Here the letters we found using the flashlight come home to roost. Letterist (Slide Typewriter C) (2019) deploys the letter C in such a way that it ceases to be a letter and becomes instead a pattern made up of five blue squares in the horizontal members and ten in the vertical. The closer we get to this piece the more we realize that texture and surface are important factors here, that C looks like a fortification, or at least the plan for one. Squared off, with its broadest side defending the center of the piece, it seems composed by a military engineer and defies attack. Maggi, like Mallarmé, leaves nothing to chance, except the possibility of our understanding the work above and beyond its formal beauty.
The same problematic--the elusiveness of meaning, assuming there is one--prevails in the magnificent Palindromo (2019). A palindrome can be read right to left or left to right and mean the same thing: Madam I'm Adam. But this diptych--the artist stipulates a one-inch space between the panels--is not composed of mirroring halves. You may "read" these compositions made of self-adhesive paper on paper in either direction, but in the end you will be left with only a confused image rather like a printed circuit for each side. Again, all is premeditated, nothing left to chance in the composition. We have the experience, but we miss the meaning.

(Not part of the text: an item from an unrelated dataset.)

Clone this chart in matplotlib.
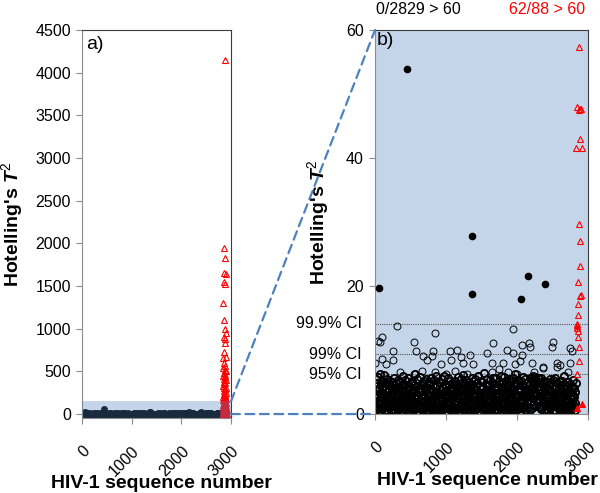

The letters decay even further in the five "Waiting to Surface" works. Maggi makes us into astronauts descending onto the surface of a strange planet. As we move closer to, for instance, Waiting to Surface (U) (2019), we discern structures, patterns, and, yes, the letter U, but we realize that deciphering this image is impossible. But Maggi's incomprehensible letters make artistic sense; those of the acronym makers leave us dumbfounded.